**What this task involves**
Write out, exactly and only, the lines that run from the top of the records to the line with "(open-auction) [elem] at". Include both ends; exclude pictures.

• • •

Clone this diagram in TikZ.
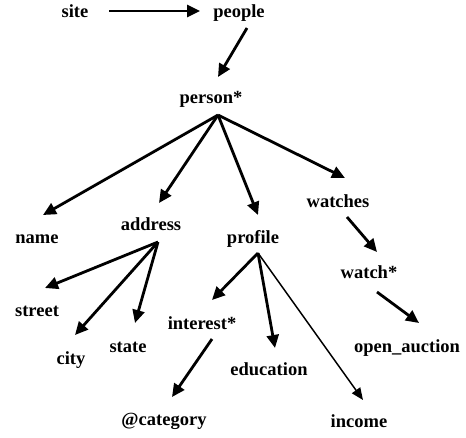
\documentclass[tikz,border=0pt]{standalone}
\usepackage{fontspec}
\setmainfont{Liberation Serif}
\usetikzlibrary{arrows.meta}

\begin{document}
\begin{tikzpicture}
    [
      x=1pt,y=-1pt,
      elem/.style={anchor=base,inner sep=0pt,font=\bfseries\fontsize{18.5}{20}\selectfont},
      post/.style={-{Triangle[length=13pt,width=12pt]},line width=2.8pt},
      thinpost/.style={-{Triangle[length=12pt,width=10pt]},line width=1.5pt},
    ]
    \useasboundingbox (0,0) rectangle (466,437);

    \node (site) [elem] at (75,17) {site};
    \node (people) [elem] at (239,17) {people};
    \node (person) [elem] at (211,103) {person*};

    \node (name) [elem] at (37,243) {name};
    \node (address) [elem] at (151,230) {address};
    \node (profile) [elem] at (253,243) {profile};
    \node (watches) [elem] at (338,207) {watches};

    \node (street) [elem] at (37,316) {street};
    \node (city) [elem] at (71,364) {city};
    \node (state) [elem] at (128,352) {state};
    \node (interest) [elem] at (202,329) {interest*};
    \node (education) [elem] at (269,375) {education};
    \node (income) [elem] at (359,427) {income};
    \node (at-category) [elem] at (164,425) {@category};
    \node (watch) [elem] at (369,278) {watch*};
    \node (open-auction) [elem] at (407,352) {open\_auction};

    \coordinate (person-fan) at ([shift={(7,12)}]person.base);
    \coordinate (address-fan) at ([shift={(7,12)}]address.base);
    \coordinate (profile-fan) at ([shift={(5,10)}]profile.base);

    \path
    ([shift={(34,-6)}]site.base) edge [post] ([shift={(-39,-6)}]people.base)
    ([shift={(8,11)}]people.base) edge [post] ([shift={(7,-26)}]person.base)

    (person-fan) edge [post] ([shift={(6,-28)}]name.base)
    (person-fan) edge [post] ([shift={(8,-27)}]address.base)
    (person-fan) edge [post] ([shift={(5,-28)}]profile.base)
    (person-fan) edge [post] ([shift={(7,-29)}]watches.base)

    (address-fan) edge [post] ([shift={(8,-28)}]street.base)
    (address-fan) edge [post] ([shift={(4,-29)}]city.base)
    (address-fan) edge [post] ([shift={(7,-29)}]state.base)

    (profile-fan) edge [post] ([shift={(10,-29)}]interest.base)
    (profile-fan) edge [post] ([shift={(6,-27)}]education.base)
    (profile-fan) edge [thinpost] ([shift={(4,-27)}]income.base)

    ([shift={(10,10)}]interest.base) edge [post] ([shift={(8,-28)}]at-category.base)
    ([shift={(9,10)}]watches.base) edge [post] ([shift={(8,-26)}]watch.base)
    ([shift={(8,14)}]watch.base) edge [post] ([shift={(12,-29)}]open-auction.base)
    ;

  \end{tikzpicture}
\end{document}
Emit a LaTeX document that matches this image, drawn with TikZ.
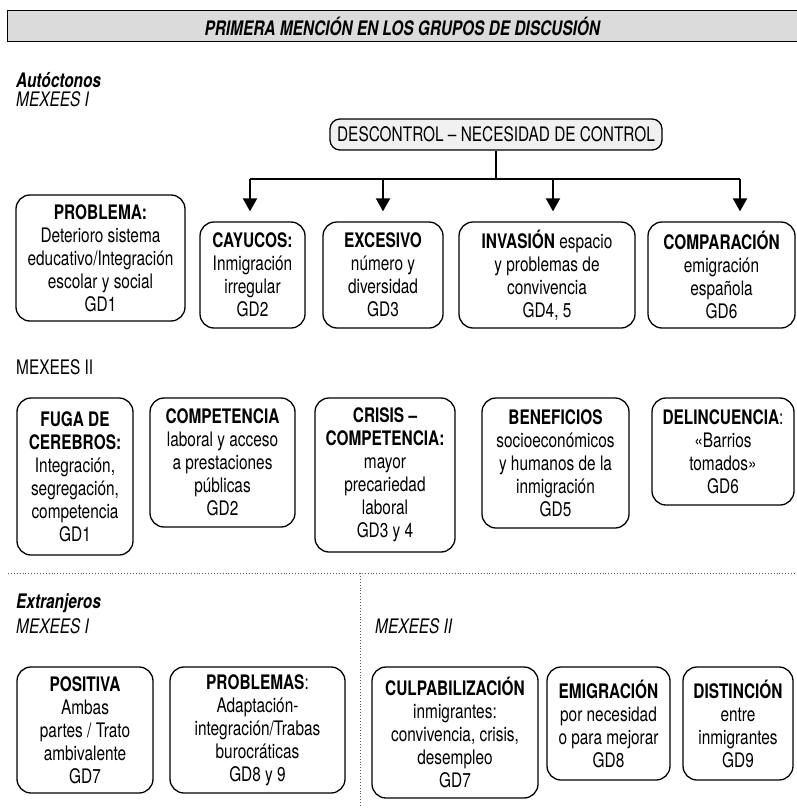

• • •

**Result**
Clone this diagram in TikZ.
\documentclass[tikz,border=0pt]{standalone}
\usepackage{fontspec}
\setmainfont{Liberation Serif}
\usetikzlibrary{arrows.meta}

\begin{document}
\begin{tikzpicture}
    [
      x=1pt,y=-1pt,
      elem/.style={anchor=base,inner sep=0pt,font=\bfseries\fontsize{18.5}{20}\selectfont},
      post/.style={-{Triangle[length=13pt,width=12pt]},line width=2.8pt},
      thinpost/.style={-{Triangle[length=12pt,width=10pt]},line width=1.5pt},
    ]
    \useasboundingbox (0,0) rectangle (466,437);

    \node (site) [elem] at (75,17) {site};
    \node (people) [elem] at (239,17) {people};
    \node (person) [elem] at (211,103) {person*};

    \node (name) [elem] at (37,243) {name};
    \node (address) [elem] at (151,230) {address};
    \node (profile) [elem] at (253,243) {profile};
    \node (watches) [elem] at (338,207) {watches};

    \node (street) [elem] at (37,316) {street};
    \node (city) [elem] at (71,364) {city};
    \node (state) [elem] at (128,352) {state};
    \node (interest) [elem] at (202,329) {interest*};
    \node (education) [elem] at (269,375) {education};
    \node (income) [elem] at (359,427) {income};
    \node (at-category) [elem] at (164,425) {@category};
    \node (watch) [elem] at (369,278) {watch*};
    \node (open-auction) [elem] at (407,352) {open\_auction};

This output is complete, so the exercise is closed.